Le 24 juillet 2018, dans la héronnière mixte, une Aigrette garzette a été vue en train de nourrir trois grands poussins de Hérons cendrés semblant assez pâles et petits, malgré le développement quasiment achevé de leur plumage. Les branches de pins dissimulant le nid ne permettait pas de faire une observation précise. Ces jeunes de cinq semaines environ (selon le développement des poussins de Héron cendré), avaient tendance à vouloir quitter le nid et à se déplacer sur les branches, un comportement typique des poussins d’Aigrettes garzettes de cet âge. Le 12 août, un jeune Héron cendré a été observé en vol et s’est posé dans un saule à proximité. Le 15 au soir, il a été vu pêchant à l’affût des insectes dans un marais d’eau douce voisin. Il avait une partie de la face blanche, des rémiges en grande partie de cette couleur, des pattes courtes verdâtres, et une taille intermédiaire entre une Aigrette garzette et un Héron cendré. Le 22 août, une femelle immature de Héron cendré nourrissait dans leur nid les deux jeunes non encore volants  (lire Un cas d’hybridation entre un Héron cendré et une Aigrette garzette dans la Somme en août 2018).

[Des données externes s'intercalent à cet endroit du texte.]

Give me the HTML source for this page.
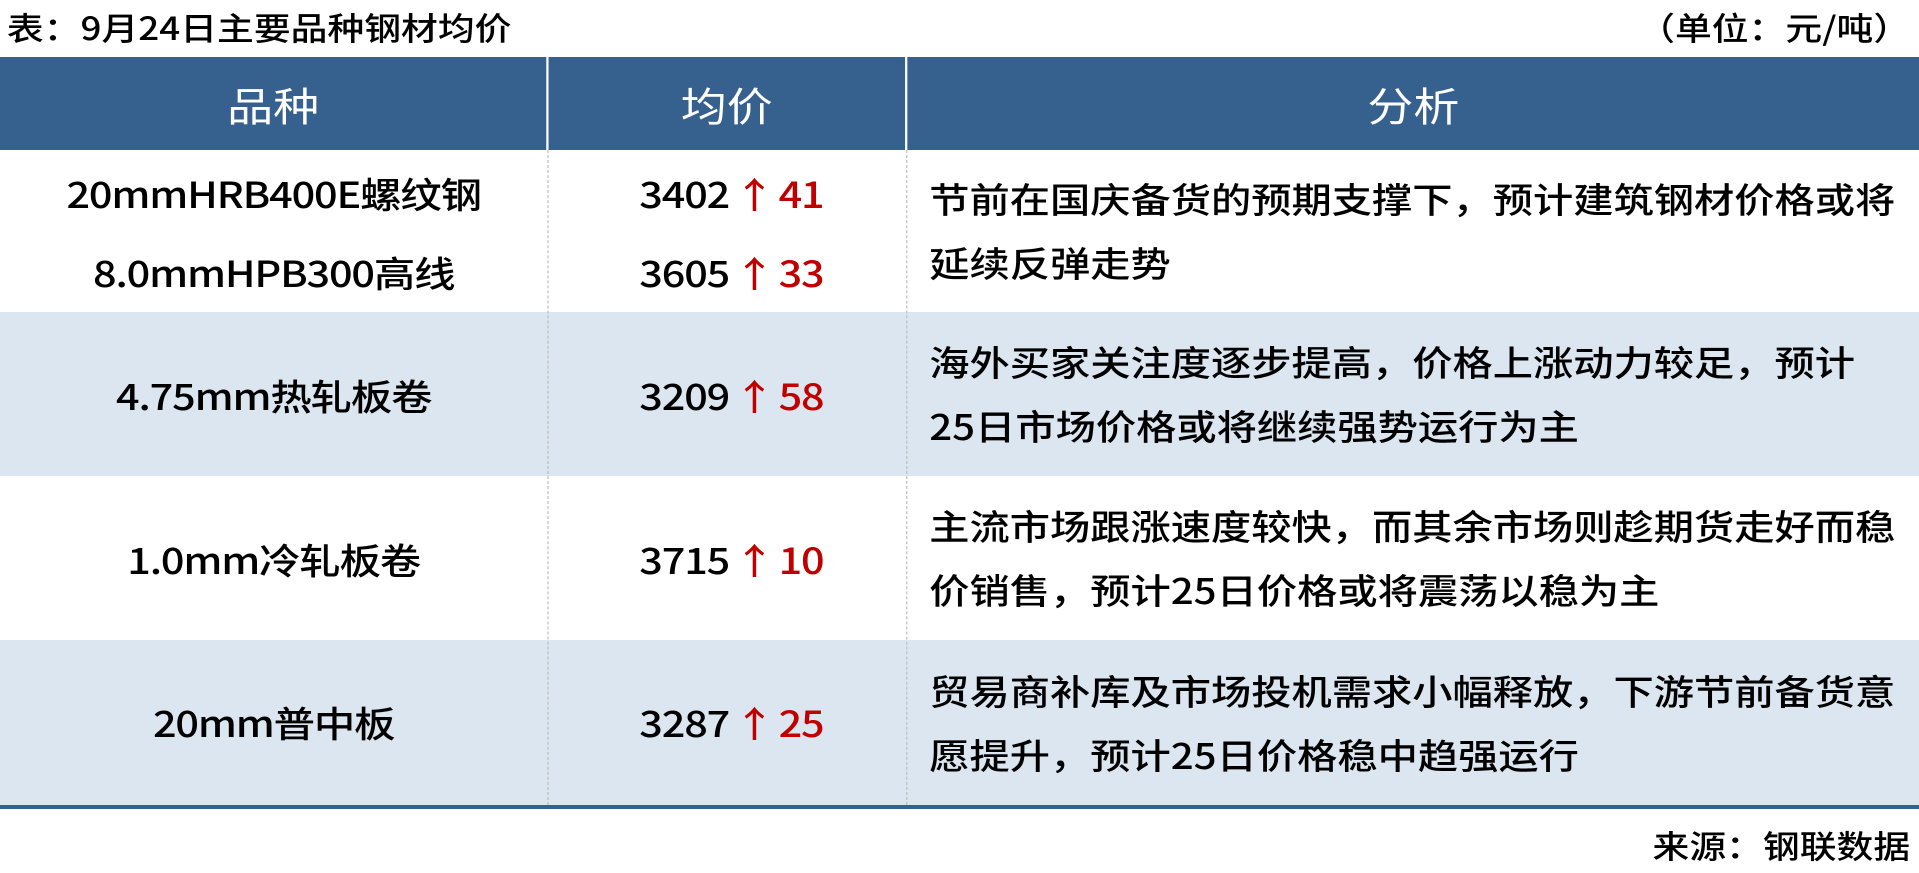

Jeune hybride issu d'un croisement entre l'Aigrette garzette (Egretta garzetta) et le Héron cendré (Ardea cinerea)

Jeune hybride issu d’un croisement entre un Aigrette garzette (Egretta garzetta) et un Héron cendré (Ardea cinerea) dans le parc du Marquenterre (Somme) le 13 juillet 2022 : notez sa petite taille (cliquez sur la photo pour l’agrandir)
Photographie : Thierry Nolland

En 2022, un nouveau couple mixte a été repéré dans le parc, et un premier jeune volant a été repéré le 12 juillet. Le 19 juillet, un second jeune, au plumage différent, avait quitté le nid depuis peu, et il était encore nourri par une Aigrette garzette (lire Un second cas d’hybridation entre une Aigrette garzette et un Héron cendré dans le parc du Marquenterre en juillet 2022). Était-ce le même couple qu’en 2018 ? Cela semble peu probable, car ces individus ont niché très tardivement, laissant plutôt penser à un appariement de fin de saison dû au manque de femelles d’Aigrette garzette disponibles.

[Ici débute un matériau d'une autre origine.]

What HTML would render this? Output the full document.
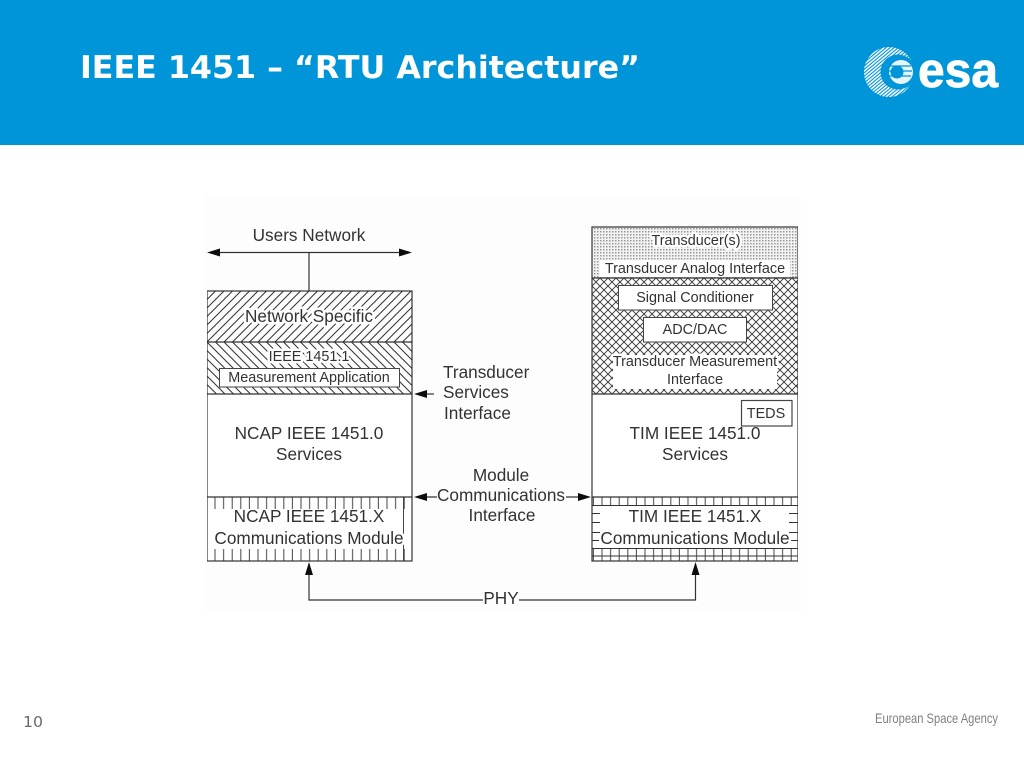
<!DOCTYPE html>
<html><head><meta charset="utf-8"><title>IEEE 1451 RTU Architecture</title>
<style>
html,body{margin:0;padding:0;background:#fff;width:1024px;height:768px;overflow:hidden}
svg{display:block}
.d{font-family:"Liberation Sans",sans-serif;fill:#333;text-anchor:middle;font-size:17.2px}
.s{font-size:14.4px}
.h{paint-order:stroke;stroke:#fff;stroke-width:5px;stroke-linejoin:round}
</style></head><body>
<svg width="1024" height="768" viewBox="0 0 1024 768" xmlns="http://www.w3.org/2000/svg">
<defs>
<filter id="soft" x="0" y="0" width="100%" height="100%"><feGaussianBlur stdDeviation="0.35"/></filter>
<pattern id="fwd" width="8.5" height="8.5" patternUnits="userSpaceOnUse" patternTransform="translate(207 291)">
<path d="M-1 9.500L9.500 -1M-1 1L1 -1M7.500 9.500L9.500 7.500" stroke="#333" stroke-width="1" fill="none"/></pattern>
<pattern id="bwd" width="8.5" height="8.5" patternUnits="userSpaceOnUse" patternTransform="translate(207 342)">
<path d="M-1 -1L9.500 9.500M-1 7.500L1 9.500M7.500 -1L9.500 1" stroke="#333" stroke-width="1" fill="none"/></pattern>
<pattern id="cross" width="8" height="8" patternUnits="userSpaceOnUse" patternTransform="translate(592 278)">
<path d="M-1 -1L9 9M-1 9L9 -1" stroke="#333" stroke-width="0.9" fill="none"/></pattern>
<pattern id="dots" width="3" height="3" patternUnits="userSpaceOnUse">
<rect width="3" height="3" fill="#f2f2f2"/><rect width="1.5" height="1.5" fill="#999"/></pattern>
<pattern id="vert" width="8.6" height="20" patternUnits="userSpaceOnUse" patternTransform="translate(207 497)">
<path d="M8 0V20" stroke="#444" stroke-width="1" fill="none"/></pattern>
<pattern id="stripes" width="2.600" height="2.600" patternUnits="userSpaceOnUse" patternTransform="rotate(-40 889 72)">
<rect width="2.600" height="1.500" fill="#fff"/></pattern>
<mask id="cres"><rect x="850" y="30" width="100" height="90" fill="#000"/><circle cx="889" cy="72" r="25" fill="#fff"/><circle cx="898" cy="72" r="17.500" fill="#000"/></mask>
<mask id="eball"><rect x="850" y="30" width="100" height="90" fill="#000"/><circle cx="901" cy="72" r="12" fill="#fff"/><circle cx="897" cy="72" r="6.500" fill="#000"/></mask>
</defs>

<rect width="1024" height="768" fill="#fff"/>
<rect x="205" y="195" width="596" height="416" fill="#fdfdfd"/>
<rect x="0" y="0" width="1024" height="145" fill="#0095d9"/>
<text x="80" y="78" font-family="'DejaVu Sans',sans-serif" font-weight="700" font-size="31" fill="#fff" textLength="560" lengthAdjust="spacingAndGlyphs">IEEE 1451 – “RTU Architecture”</text>

<!-- logo -->
<rect x="860" y="44" width="60" height="58" fill="url(#stripes)" mask="url(#cres)"/>
<rect x="885" y="58" width="30" height="30" fill="#fff" opacity=".9" mask="url(#eball)"/>
<path d="M888 66H911M888 71H912M888 76H911" stroke="#0095d9" stroke-width="1.300"/>
<text x="918" y="87" font-family="'Liberation Sans',sans-serif" font-weight="700" font-size="49" fill="#fff" stroke="#fff" stroke-width="0.8" textLength="80" lengthAdjust="spacingAndGlyphs">esa</text>

<g filter="url(#soft)">
<!-- left stack -->
<rect x="207" y="291" width="205" height="51" fill="url(#fwd)"/>
<rect x="207" y="342" width="205" height="52" fill="url(#bwd)"/>
<rect x="207" y="394" width="205" height="103" fill="#fff"/>
<rect x="207" y="497" width="205" height="64" fill="#fff"/>
<rect x="207" y="497" width="205" height="12" fill="url(#vert)"/>
<rect x="207" y="549" width="205" height="12" fill="url(#vert)"/>
<path d="M403.500 497V561" stroke="#444" fill="none"/>
<rect x="219.500" y="368.500" width="180" height="18.500" fill="#fff" stroke="#444"/>
<g fill="none" stroke="#333" stroke-width="1.200">
<rect x="207" y="291" width="205" height="270"/>
<path d="M207 342H412M207 394H412M207 497H412"/>
</g>

<!-- right stack -->
<rect x="592" y="227" width="206" height="51" fill="url(#dots)"/>
<rect x="592" y="278" width="206" height="116" fill="url(#cross)"/>
<rect x="592" y="394" width="206" height="103" fill="#fff"/>
<rect x="592" y="497" width="206" height="64" fill="#fff"/>
<rect x="592" y="497" width="206" height="8.500" fill="url(#vert)"/>
<rect x="592" y="549" width="206" height="12" fill="url(#vert)"/>
<g stroke="#333" stroke-width="1" fill="none">
<path d="M592 505.500H798M592 556H798"/>
<path d="M592 513.500H600M592 522.500H600M592 532.500H600M592 540.500H600M592 548.500H798M789 513.500H798M789 522.500H798M789 532.500H798M789 540.500H798"/>
</g>
<rect x="600" y="260" width="190" height="17" fill="#fff"/>
<rect x="618.500" y="285.500" width="154" height="24.500" fill="#fff" stroke="#444"/>
<rect x="643.500" y="317.500" width="103" height="24.500" fill="#fff" stroke="#444"/>
<rect x="613" y="355" width="164" height="17" fill="#fff"/>
<rect x="613" y="370" width="164" height="19" fill="#fff"/>
<g fill="none" stroke="#333" stroke-width="1.200">
<rect x="592" y="227" width="206" height="334"/>
<path d="M592 278H798M592 394H798M592 497H798"/>
</g>
<rect x="741.500" y="400.500" width="50.500" height="25.500" fill="#fff" stroke="#444" stroke-width="1.200"/>

<!-- connectors -->
<g fill="none" stroke="#333" stroke-width="1.200">
<path d="M218 252.500H401M309 252.500V291"/>
<path d="M425 394H434"/>
<path d="M425 497H437M566 497H581"/>
<path d="M309 572V600H483M519 600H695.500V572"/>
</g>
<g fill="#111">
<path d="M207 252.500L220 248.500V256.500Z"/>
<path d="M412 252.500L399 248.500V256.500Z"/>
<path d="M414 394L427 390V398Z"/>
<path d="M414 497L427 493V501Z"/>
<path d="M591 497L578 493V501Z"/>
<path d="M309 562L305 575H313Z"/>
<path d="M695.500 562L691.500 575H699.500Z"/>
</g>

<!-- labels -->
<g class="d">
<text x="309" y="241">Users Network</text>
<text class="h" x="309" y="322">Network Specific</text>
<text class="s h" x="309" y="361">IEEE 1451.1</text>
<text class="s" x="309" y="382">Measurement Application</text>
<text x="309" y="439">NCAP IEEE 1451.0</text>
<text x="309" y="460">Services</text>
<text x="309" y="522">NCAP IEEE 1451.X</text>
<text class="h" x="309" y="544">Communications Module</text>
<text x="443" y="378" style="text-anchor:start">Transducer</text>
<text x="443" y="398" style="text-anchor:start">Services</text>
<text x="444" y="419" style="text-anchor:start">Interface</text>
<text x="501" y="481">Module</text>
<text x="501" y="501">Communications</text>
<text x="502" y="521">Interface</text>
<text x="501" y="604">PHY</text>
<text class="s h" x="696" y="245">Transducer(s)</text>
<text class="s" x="695" y="273">Transducer Analog Interface</text>
<text class="s" x="695" y="302">Signal Conditioner</text>
<text class="s" x="695" y="334">ADC/DAC</text>
<text class="s h" x="695" y="366">Transducer Measurement</text>
<text class="s" x="695" y="384">Interface</text>
<text class="s" x="766" y="418">TEDS</text>
<text x="695" y="439">TIM IEEE 1451.0</text>
<text x="695" y="460">Services</text>
<text x="695" y="522">TIM IEEE 1451.X</text>
<text class="h" x="695" y="544">Communications Module</text>
</g>
</g>

<text x="23" y="727" font-family="'DejaVu Sans',sans-serif" font-size="15" fill="#6a6a6a" textLength="20" lengthAdjust="spacingAndGlyphs">10</text>
<text x="875" y="723" font-family="'Liberation Sans',sans-serif" font-size="14" fill="#808080" textLength="123" lengthAdjust="spacingAndGlyphs">European Space Agency</text>
</svg>
</body></html>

En 2024, suite  à un printemps gris, pluvieux et venteux, la nidification des couples de la héronnière mixte du parc a pris environ quinze jours de retard. Alors que les premiers gloussements d’Aigrettes garzette ont été entendus dès le 19 mars, au moins douze mâles étaient encore chanteurs le 20 mai, et un mâle paradait toujours le 20 juin. Le 10 juillet, un jeune oiseau, qui venait à peine de quitter son nid, a été observé sur des branches périphériques : sa tête était blanc grisâtre et des marques blanches étaient bien visibles sur les épaules et le dos. Lors d’un envol furtif vers le centre de la héronnière, les rémiges secondaires et tertiaires entièrement blanches ont été remarquées, ainsi que le camaïeu de blanc et de gris du plumage  de cet oiseau plutôt compact. Comme pour les hybrides des années précédentes, l’oiseau semblait très méfiant, gardant le cou replié et ramassé sur lui-même, un surprenant comportement discret contrastant avec l’énergie des jeunes Aigrettes garzettes et Hérons cendrés.